Also known as: Old Man's beard, Wild Clematis
The beautiful flower sprays and fascinating seeds make this a worthwhile plant to grow. It is also fast, easy and adaptable, and a veritable medicine chest.
Clematis brachiata is a deciduous climber or scrambler that can reach up to 5m. It has slender, twining woody stems and bears masses of small, sweetly scented, creamy white flowers in late summer and autumn (February to May). They have 5 pointed petals and a puff of yellow stamens in the centre and are so numerous that they create a snowy effect. The flowers are followed by large, fluffy, decorative seedheads that persist on the plant until well after mid-winter (July-August). These are formed by long, graceful, feathery tails attached to each seed, which assist in wind dispersal.
Traveller's joy is frequently seen from the roadside, climbing into trees or scrambling over bushes, rocks and fences, or sometimes just trailing in the grass. This beautiful perennial plant is widespread in South Africa and occurs in bushveld in the four northern provinces, also in the Free State, KwaZulu-Natal, the Eastern Cape, Northern and Western Cape, and in Swaziland, Lesotho, Namibia, and Botswana. It is found at varying altitudes from almost sea-level on the KwaZulu-Natal South Coast to well over 2000m in the Drakensberg, and grows in any climate from Mediterranean winter rainfall to subtropical summer rainfall.
Clematis is a large genus of roughly 230 species that includes many herbaceous perennials, but only four species occur in southern Africa. The name is derived from the Greek name klematis, from klema meaning a vine and Latin brachiata meaning branched at right angles, arm-like, and refers to the way this species side branches come off at right-angles to the stem. The small-flowered woody vines of this genus are used as creepers and the large-flowered vines are used extensively in the development of ornamental hybrids grown for their exceptionally beautiful flowers. Our indigenous Clematis and Clematopsis are much in demand in Europe.
The name traveller's joy must have come about because of all its wonderful medicinal properties that were useful to the traveller in days gone by when all travel was either on foot or on horseback. Leaves packed into the shoes were used to ease blisters and aches and pains, and packed under the saddle to prevent saddle sores on horses.
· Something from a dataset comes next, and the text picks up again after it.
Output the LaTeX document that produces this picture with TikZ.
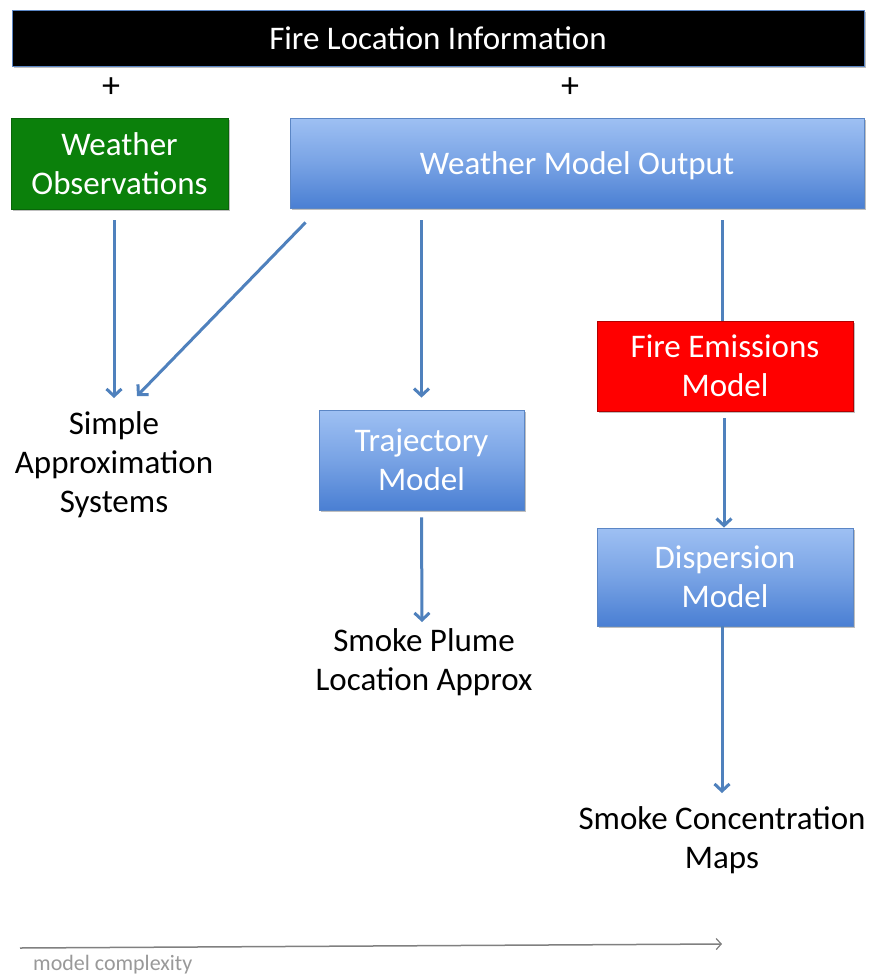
\documentclass[tikz,border=0pt]{standalone}
\usepackage{fontspec}
\setmainfont{Carlito}
\usetikzlibrary{arrows.meta,calc,shadows}
\definecolor{arrblue}{HTML}{4F81BD}
\definecolor{boxtop}{HTML}{9EC0F3}
\definecolor{boxbot}{HTML}{4A7FD3}
\definecolor{boxline}{HTML}{5B86C5}
\definecolor{obsgreen}{HTML}{0B800B}
\tikzset{
  bigfont/.style={font=\fontsize{33}{39}\selectfont},
  box/.style={draw=boxline, line width=0.8pt, text=white, align=center, bigfont,
    drop shadow={shadow xshift=1.5pt, shadow yshift=-2pt, fill=black, opacity=0.25}},
  bluebox/.style={box, top color=boxtop, bottom color=boxbot, middle color=boxtop!55!boxbot},
  label/.style={align=center, bigfont, text=black},
  flow/.style={draw=arrblue, line width=3pt, -{Straight Barb[length=7pt,width=15pt,line width=3pt]}},
  flowplain/.style={draw=arrblue, line width=3pt},
}
\begin{document}
\begin{tikzpicture}[x=1pt,y=-1pt]
\useasboundingbox (0,0) rectangle (870,977);
\fill[white] (0,0) rectangle (870,977);

% top bar
\node[box, fill=black, minimum width=852pt, minimum height=56pt, inner sep=0pt] (top) at (438,38) {Fire Location Information};
\node[label, inner sep=0pt, font=\fontsize{36}{39}\selectfont] (plus1) at (111,88) {+};
\node[label, inner sep=0pt, font=\fontsize{36}{39}\selectfont] (plus2) at (570,88) {+};

% boxes
\node[box, fill=obsgreen, draw=obsgreen!80!black, minimum width=217pt, minimum height=91pt, inner sep=0pt] (wo) at (119.5,163.5) {Weather\\Observations};
\node[bluebox, minimum width=574pt, minimum height=90pt, inner sep=0pt, text depth=0pt] (wmo) at (577,163) {Weather Model Output};
\node[bluebox, minimum width=205pt, minimum height=100pt, inner sep=0pt] (traj) at (421.5,460) {Trajectory\\Model};
\node[box, fill=red, draw=red!70!black, minimum width=256pt, minimum height=90pt, inner sep=0pt] (fem) at (725,366) {Fire Emissions\\Model};
\node[bluebox, minimum width=256pt, minimum height=98pt, inner sep=0pt] (disp) at (725,577) {Dispersion\\Model};

% text outputs
\node[label, inner sep=0pt] (simple) at (114,465) {Simple\\Approximation\\Systems};
\node[label, inner sep=0pt] (plume) at (424,662) {Smoke Plume\\Location Approx};
\node[label, inner sep=0pt] (conc) at (722,840) {Smoke Concentration\\Maps};

% connectors
\draw[flow] ($(wo.south -| simple.center)+(0,11)$) -- ($(simple.center)+(0,-67)$);
\draw[flow] ($(wmo.south west)+(16,14)$) -- ($(simple.center)+(23,-69)$);
\draw[flow] ($(wmo.south -| traj.north)+(0,12)$) -- ($(traj.north)+(0,-12)$);
\draw[flowplain] ($(wmo.south -| fem.north)+(-3,12)$) -- ($(fem.north)+(-3,0)$);
\draw[flow] ($(fem.south)+(-1,7)$) -- ($(disp.north)+(-1,0)$);
\draw[flow] ($(traj.south)+(0,7)$) -- ($(plume.center)+(-2,-40)$);
\draw[flow] ($(disp.south)+(-3,0)$) -- ($(conc.center)+(0,-47)$);

% complexity axis
\coordinate (axstart) at (20,948);
\coordinate (axend) at (722,944);
\draw[draw=black!50, line width=1.5pt, -{Straight Barb[length=5pt,width=11pt,line width=1.2pt]}] (axstart) -- (axend);
\node[anchor=west, inner sep=0pt, text=black!40, font=\fontsize{22}{24}\selectfont] (mc) at (33,965) {model complexity};
\end{tikzpicture}
\end{document}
Fresh leaves packed into the crown of a hat in the heat kept the wearer cool and protected against the effects of the sun. A tea made of the leaves (¼ cup fresh leaves in 1 cup of boiling water, stand to draw for 5 minutes then strain and drink, sweetened with honey if desired) is not only refreshing but is used by the Xhosa, Zulu, Sotho, and Tswana to ease headaches, coughs and colds, chest ailments and abdominal upsets. The tea is also a soothing wash for aching feet, soothes cracked skin and blisters, and cooled it is used as an eyewash for tired red eyes. If the stem and tendrils are crushed and the pungent scent inhaled it is believed to clear a blocked nose, ease painful sinus and induce sneezing.
A hot decoction made by pouring boiling water over a bowl of roots, stems and leaves and the steam inhaled is used for easing colds, malaria, sinus infections and asthma. Nicest of all, to ease aching muscles make a strong brew of leaves, stems, flowers and even seeds and add this to the bath water and soak in it.